By working with live models I am able to create something unique and validate whether my story feels right. I really love this part of the process because the energy and mood of my work start to come to life at this point.  As an artist, most of my time is spent working alone, so I enjoy opportunities to collaborate with another professional in creating my art.

Although I enjoy working with live models, I can explore different options through manipulation of the reference photos.  It allows for more spontaneous and exciting imagery to work from than a sitting model. I teach this process in workshops held all over the States and hope to teach internationally in the future.  Here’s a link to my current schedule.



What would you not write for? (about theme of paintings)


I’m not sure what you’re asking with this question.

In Russia, young artists can not immediately get a job or build a career. Sometimes they spend many years to get to a decent level to earn their paintings. Now the situation is improving  - influential institutions and foundations establish contests, grants, and financing. And what about America: there young artists are easier to build a career?


In my experience in America, making a living as an artist is more about creating work that connects well with collectors, than establishing technical achievements. Whether one has years of training at a prestigious fine art academy, or is self taught the collectors want work they can connect with.  Great art has a soul to it that can’t be taught, and I think that great art collectors can see that. In that way it is easier to succeed as an artist in America, but it is incredibly competitive with so many artists trying to get there work seen.

What is more important for your creativity: technology or conception?


To me conception is more important.  Technology is an excellent tool for supporting ones work, but it isn’t the work.  The final conception of one's work has the artists soul in it.

Which your plans for the future? Do you plan to come to Russia with the exhibition?


I am working diligently in the studio for a few exhibitions in America throughout the year.  I would love to exhibit in Russia given the appropriate opportunity.

What advice would you give to beginning artists? what is the art of the future?

To be an artist is not easy, but if you have exceptional drive, work ethic and plan your career intelligently it is possible.  I think that young artists need to understand that, yes art making is a ton of fun, but you have to willing to make incredible sacrifices in order to succeed.  This is why having something to say is so important. Why work so hard for something when you don't have anything to say? I’m not trying to scare young artists away from making art, as it's the most rewarding endeavor I’ve ever experienced.  I absolutely love what I do every day!

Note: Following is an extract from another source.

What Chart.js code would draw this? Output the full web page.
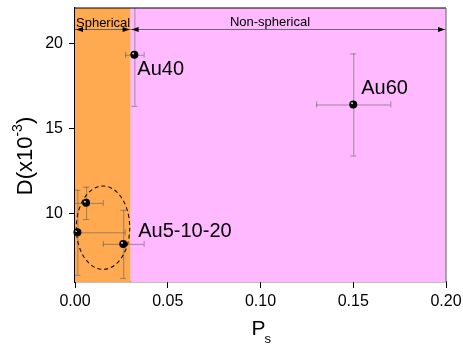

The art of the future is variety.  For thousands of years there has been a standard in most cultures for what makes “real” art and that idea collapsing.  Now we have major collectors that support artist from all walks of life working in a variety of media. One artist may create work that competes with the finest oil painters of the past while another may create highly conceptual work where they hardly manipulate material.  Both artists are taken as credible as long as there is purpose behind the work. I love that we are working in an environment with such exceptional freedom of expression.

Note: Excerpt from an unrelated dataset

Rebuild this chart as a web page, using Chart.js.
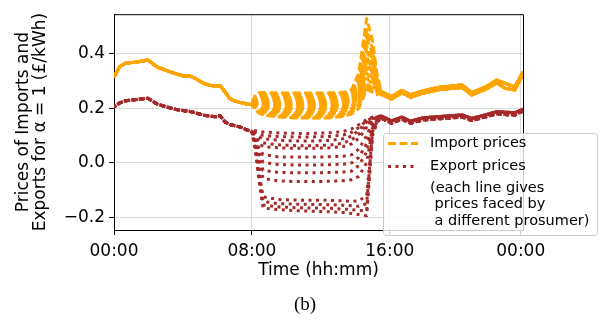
<!DOCTYPE html>
<html>
<head>
<meta charset="utf-8">
<script src="https://cdn.jsdelivr.net/npm/chart.js@4.4.1/dist/chart.umd.min.js"></script>
<style>
  html, body { margin: 0; padding: 0; background: #fff; }
  #wrap { width: 607px; height: 320px; }
</style>
</head>
<body>
<div id="wrap"><canvas id="priceChart" width="607" height="320"></canvas></div>
<script>
// hours since midnight; before 08:00 every prosumer sees the same prices
const morningHours = [0, 0.33, 0.67, 1.1, 1.5, 1.97, 2.17, 2.5, 3.0, 3.6, 4.0, 4.4, 4.8, 5.2, 5.6, 5.95, 6.15, 6.45, 6.7, 6.95, 7.3, 7.7, 8.0];
const importMorning = [0.315, 0.353, 0.366, 0.369, 0.372, 0.378, 0.368, 0.352, 0.340, 0.327, 0.320, 0.319, 0.307, 0.292, 0.284, 0.282, 0.284, 0.260, 0.237, 0.228, 0.222, 0.216, 0.214];
const exportMorning = [0.205, 0.220, 0.228, 0.231, 0.234, 0.237, 0.229, 0.216, 0.206, 0.196, 0.192, 0.189, 0.182, 0.175, 0.171, 0.169, 0.173, 0.150, 0.141, 0.137, 0.132, 0.121, 0.115];

// daytime: one row per prosumer
const middayHours = [8.2, 8.4, 8.65, 9.5, 10.5, 11.5, 12.5, 13.3, 13.8, 14.2, 14.66, 15.0, 15.25];
const importMidday = [
  [0.250, 0.257, 0.258, 0.257, 0.256, 0.256, 0.257, 0.258, 0.270, 0.330, 0.530, 0.450, 0.330],
  [0.245, 0.250, 0.251, 0.250, 0.249, 0.249, 0.250, 0.252, 0.265, 0.310, 0.490, 0.420, 0.315],
  [0.240, 0.243, 0.243, 0.242, 0.241, 0.241, 0.242, 0.245, 0.258, 0.300, 0.460, 0.400, 0.305],
  [0.235, 0.236, 0.235, 0.233, 0.232, 0.232, 0.233, 0.236, 0.250, 0.290, 0.430, 0.380, 0.300],
  [0.230, 0.229, 0.227, 0.225, 0.223, 0.223, 0.224, 0.228, 0.242, 0.280, 0.410, 0.360, 0.295],
  [0.225, 0.222, 0.219, 0.216, 0.214, 0.214, 0.215, 0.220, 0.235, 0.270, 0.390, 0.340, 0.290],
  [0.220, 0.215, 0.211, 0.207, 0.205, 0.205, 0.206, 0.211, 0.227, 0.260, 0.370, 0.330, 0.285],
  [0.215, 0.208, 0.203, 0.199, 0.196, 0.196, 0.197, 0.203, 0.218, 0.250, 0.350, 0.310, 0.280],
  [0.210, 0.202, 0.196, 0.191, 0.188, 0.187, 0.188, 0.195, 0.210, 0.240, 0.330, 0.300, 0.270],
  [0.205, 0.196, 0.190, 0.184, 0.180, 0.179, 0.180, 0.187, 0.200, 0.230, 0.310, 0.290, 0.265],
  [0.200, 0.190, 0.184, 0.177, 0.173, 0.172, 0.173, 0.179, 0.192, 0.220, 0.290, 0.275, 0.260],
  [0.198, 0.186, 0.179, 0.172, 0.168, 0.167, 0.168, 0.174, 0.186, 0.210, 0.280, 0.265, 0.255],
  [0.195, 0.183, 0.175, 0.168, 0.165, 0.164, 0.165, 0.170, 0.180, 0.200, 0.270, 0.260, 0.250]
];
const exportMidday = [
  [0.118, 0.115, 0.113, 0.110, 0.108, 0.108, 0.110, 0.115, 0.125, 0.140, 0.160, 0.168, 0.170],
  [0.112, 0.106, 0.101, 0.097, 0.095, 0.095, 0.097, 0.102, 0.112, 0.130, 0.155, 0.165, 0.168],
  [0.105, 0.095, 0.089, 0.083, 0.080, 0.080, 0.082, 0.088, 0.098, 0.120, 0.150, 0.163, 0.167],
  [0.098, 0.083, 0.073, 0.066, 0.063, 0.063, 0.065, 0.072, 0.085, 0.105, 0.140, 0.160, 0.166],
  [0.093, 0.072, 0.059, 0.055, 0.053, 0.053, 0.055, 0.060, 0.070, 0.090, 0.130, 0.155, 0.165],
  [0.085, 0.055, 0.030, 0.022, 0.021, 0.021, 0.022, 0.024, 0.030, 0.050, 0.100, 0.148, 0.163],
  [0.080, 0.040, 0.002, -0.006, -0.008, -0.008, -0.007, -0.005, 0.000, 0.020, 0.070, 0.140, 0.160],
  [0.075, 0.025, -0.028, -0.035, -0.037, -0.037, -0.036, -0.034, -0.030, -0.010, 0.040, 0.135, 0.158],
  [0.070, 0.010, -0.058, -0.066, -0.069, -0.069, -0.068, -0.066, -0.062, -0.050, 0.000, 0.128, 0.155],
  [0.060, -0.030, -0.125, -0.135, -0.137, -0.138, -0.138, -0.140, -0.142, -0.140, -0.120, 0.120, 0.152],
  [0.057, -0.040, -0.142, -0.150, -0.152, -0.153, -0.154, -0.156, -0.158, -0.160, -0.150, 0.115, 0.150],
  [0.054, -0.050, -0.155, -0.162, -0.165, -0.166, -0.167, -0.170, -0.172, -0.175, -0.176, 0.108, 0.148],
  [0.050, -0.060, -0.166, -0.172, -0.176, -0.178, -0.180, -0.183, -0.186, -0.190, -0.195, 0.100, 0.145]
];

// evening: prices close up again, two slightly different bands
const eveningHours = [15.5, 16.1, 16.7, 17.2, 17.9, 18.9, 19.6, 20.2, 20.75, 21.6, 22.2, 22.7, 23.25, 23.73];
const importEvening = [
  [0.262, 0.243, 0.266, 0.250, 0.264, 0.278, 0.282, 0.286, 0.258, 0.280, 0.304, 0.292, 0.279, 0.334],
  [0.252, 0.234, 0.257, 0.241, 0.255, 0.269, 0.273, 0.277, 0.249, 0.271, 0.293, 0.274, 0.267, 0.325]
];
const exportEvening = [
  [0.172, 0.154, 0.168, 0.153, 0.165, 0.170, 0.173, 0.176, 0.163, 0.177, 0.188, 0.186, 0.184, 0.197],
  [0.164, 0.145, 0.160, 0.145, 0.157, 0.162, 0.165, 0.168, 0.155, 0.169, 0.180, 0.177, 0.175, 0.190]
];

const xTickHours = [0, 8, 16, 23.6];
const xTickLabels = ['00:00', '08:00', '16:00', '00:00'];
const yTickValues = [-0.2, 0, 0.2, 0.4];
const yTickLabels = ['\u22120.2', '0.0', '0.2', '0.4'];
const legendLabels = ['Import prices', 'Export prices'];
const legendNote = ['(each line gives', ' prices faced by', ' a different prosumer)'];

const IMPORT_COLOR = '#ffa500';
const EXPORT_COLOR = '#a52a2a';
const LINE_W = 3;
const IMPORT_DASH = [8, 3.5];
const EXPORT_DASH = [3, 4.5];

function toPoints(hours, values) {
  return hours.map((h, i) => ({ x: h, y: values[i] }));
}

const datasets = [];
exportMidday.forEach((mid, i) => {
  datasets.push({
    data: toPoints(morningHours, exportMorning).concat(toPoints(middayHours, mid), toPoints(eveningHours, exportEvening[i % 2])),
    borderColor: EXPORT_COLOR,
    borderWidth: LINE_W,
    borderDash: EXPORT_DASH,
    borderDashOffset: i * 0.3
  });
});
importMidday.forEach((mid, i) => {
  datasets.push({
    data: toPoints(morningHours, importMorning).concat(toPoints(middayHours, mid), toPoints(eveningHours, importEvening[i % 2])),
    borderColor: IMPORT_COLOR,
    borderWidth: LINE_W,
    borderDash: IMPORT_DASH,
    borderDashOffset: i * 0.5
  });
});

function roundBox(ctx, x, y, w, h, r) {
  ctx.beginPath();
  ctx.moveTo(x + r, y);
  ctx.arcTo(x + w, y, x + w, y + h, r);
  ctx.arcTo(x + w, y + h, x, y + h, r);
  ctx.arcTo(x, y + h, x, y, r);
  ctx.arcTo(x, y, x + w, y, r);
  ctx.closePath();
}

// top/right spines, boxed legend and the "(b)" caption
const framePlugin = {
  id: 'frameAndLegend',
  afterDraw(chart) {
    const { ctx, chartArea } = chart;
    ctx.save();
    ctx.strokeStyle = '#000';
    ctx.lineWidth = 1;
    ctx.setLineDash([]);
    ctx.beginPath();
    ctx.moveTo(chartArea.left, chartArea.top + 0.5);
    ctx.lineTo(chartArea.right + 0.5, chartArea.top + 0.5);
    ctx.lineTo(chartArea.right + 0.5, chartArea.bottom);
    ctx.stroke();

    const lx = chartArea.right - 140, ly = 133;
    roundBox(ctx, lx + 0.5, ly + 0.5, 214, 102, 3);
    ctx.fillStyle = 'rgba(255,255,255,0.8)';
    ctx.fill();
    ctx.strokeStyle = '#cccccc';
    ctx.stroke();

    ctx.lineWidth = LINE_W;
    ctx.lineCap = 'butt';
    ctx.strokeStyle = IMPORT_COLOR;
    ctx.setLineDash(IMPORT_DASH);
    ctx.beginPath();
    ctx.moveTo(lx + 5, ly + 10.5);
    ctx.lineTo(lx + 35, ly + 10.5);
    ctx.stroke();
    ctx.strokeStyle = EXPORT_COLOR;
    ctx.setLineDash(EXPORT_DASH);
    ctx.beginPath();
    ctx.moveTo(lx + 5, ly + 33.5);
    ctx.lineTo(lx + 35, ly + 33.5);
    ctx.stroke();
    ctx.setLineDash([]);

    ctx.fillStyle = '#000';
    ctx.font = '14.5px "DejaVu Sans"';
    ctx.textAlign = 'left';
    ctx.textBaseline = 'middle';
    ctx.fillText(legendLabels[0], lx + 47, ly + 10.5);
    ctx.fillText(legendLabels[1], lx + 47, ly + 33.5);
    legendNote.forEach((t, i) => ctx.fillText(t, lx + 47, ly + 55.5 + i * 16.2));

    ctx.font = '19px "Liberation Serif"';
    ctx.textAlign = 'center';
    ctx.fillText('(b)', 305, 305);
    ctx.restore();
  }
};

Chart.defaults.font.family = '"DejaVu Sans"';
Chart.defaults.color = '#000';

new Chart(document.getElementById('priceChart').getContext('2d'), {
  type: 'line',
  data: { datasets: datasets },
  options: {
    responsive: false,
    animation: false,
    devicePixelRatio: 1,
    layout: { padding: { left: 4, right: 84, top: 4, bottom: 36 } },
    elements: {
      point: { radius: 0, hoverRadius: 0 },
      line: { tension: 0, fill: false, borderCapStyle: 'butt', borderJoinStyle: 'round' }
    },
    plugins: {
      legend: { display: false },
      tooltip: { enabled: false }
    },
    scales: {
      x: {
        type: 'linear',
        min: 0,
        max: 23.73,
        afterBuildTicks: (scale) => { scale.ticks = xTickHours.map(v => ({ value: v })); },
        afterFit: (scale) => { scale.height = 54; },
        ticks: {
          autoSkip: false,
          maxRotation: 0,
          padding: 6,
          font: { size: 17 },
          callback: (v, i) => xTickLabels[i]
        },
        grid: { color: 'rgba(176,176,176,0.45)', lineWidth: 1, tickColor: '#000', tickLength: 5 },
        border: { color: '#000', width: 1 },
        title: { display: true, text: 'Time (hh:mm)', font: { size: 17 }, padding: { top: 2, bottom: 3 } }
      },
      y: {
        min: -0.247,
        max: 0.546,
        afterBuildTicks: (scale) => { scale.ticks = yTickValues.map(v => ({ value: v })); },
        afterFit: (scale) => { scale.width = 110; },
        ticks: {
          padding: 4,
          font: { size: 17 },
          callback: (v, i) => yTickLabels[i]
        },
        grid: { color: 'rgba(176,176,176,0.45)', lineWidth: 1, tickColor: '#000', tickLength: 5 },
        border: { color: '#000', width: 1 },
        title: {
          display: true,
          text: ['Prices of Imports and', 'Exports for \u03b1 = 1 (\u00a3/kWh)'],
          font: { size: 17, lineHeight: 1.0 },
          padding: { top: 11, bottom: 0 }
        }
      }
    }
  },
  plugins: [framePlugin]
});
</script>
</body>
</html>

On another note, digital media (most notably Instagram) has become a profound vehicle for the way we view art.  Artists from all over the world are gaining exposure and sharing their work with other artists and collectors. This has two huge effects, the first is that artists are able to discover and share new ideas with one another rapidly and the second is that people are able to view and discover work they would have never seen before.  The major drawback is that the work will always be displayed on a digital screen. One may only experience so much on their phone, so I feel that tactility will remain a major element of future art. As a species we crave tactility.